Plenty of my posts, vidoes, and mentoring have been about asynchronous communication and how important it is for building large scale and complex business systems. However, since joining Google a year ago I have seen the scale and reliability that they have achieve in synchronous RPC based systems design, so I thought it would be valuable to talk about that too.
Synchronous RPC is a powerful tool that can be used to build large scale systems. Google is a great example of that. However, it is important to understand the challenges involved in building such systems and what it takes to overcome them.
One of the biggest challenges is redundancy. In a large scale system, there is always the possibility of a failure. This could be a hardware failure, a software failure, or a network failure. To ensure that your system remains available, you need to implement redundancy. This typically involves having multiple servers for each service, and using a load balancer to distribute traffic across multiple servers. The more reliable you want to be, the more servers you need, both hosting the business services, and also the technical services like the load balancers, the databases, the identity systems. Managing a large deployment like this is complicated.
Having many redundant services on different services presents another problem for the system. Service location is another important consideration. Each of our services need to be able to find the other services that it depends on. This can be done using a service registry. A service registry is a central repository that maintains a list of all the services in the system. The service registry needs to have a up to date information about all the services that are available (running and healthy) in the overall system, and needs to be able to provide information about them on demand.
Another challenge is automation. In a these large scale systems, with all the servers and services that need to be deployed, there is a lot of manual work that needs to be done. This could include tasks such as provisioning servers, deploying applications, and monitoring performance.

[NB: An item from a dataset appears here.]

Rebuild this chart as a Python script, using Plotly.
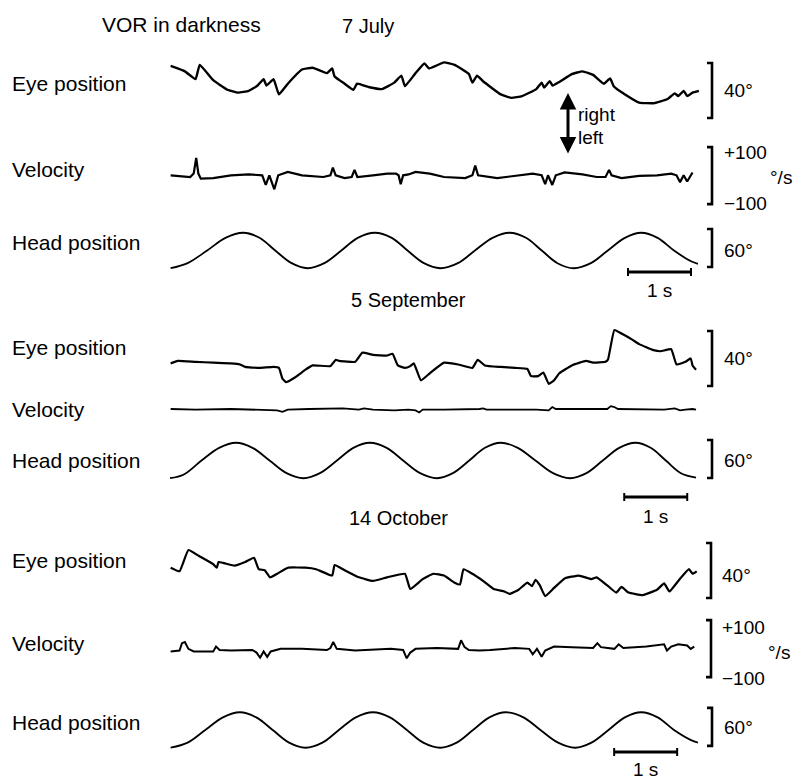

To reduce the amount of manual work to a level that is achievable by a reasonable size team of people, you need to automate as much of the process as possible. At really big scale it means more than just scripting, it means having real tooling for automation of running deployments, monitoring the progress, handling rollbacks etc.
Monitoring and observability
Monitoring and observability are essential for ensuring that your system is healthy and running smoothly. Monitoring involves collecting data about the system, such as CPU usage, memory usage, and network traffic. Observability involves using this data to understand how the system is behaving. Monitoring your services and servers is required in order to keep your service registry up to date. It’s also important to understand whether your overall system is actually operating. You need to understand what components are essential for functionality, and whether you have enough of each component reachable in order to provide it. Monitoring should feedback into the automation. Being able to automatically restart a services, or a server can help systems recover from problems. Being able to react to high utilization of servers and turn on new servers and start-up new instances can help you react to high demand.
Building large scale systems with synchronous RPC can be challenging, but it is possible. Infact, some of the biggest systems we use daily are using these techniques successfully. However, it’s not without complexity and needs a lot of investment in supporting technology to make it work.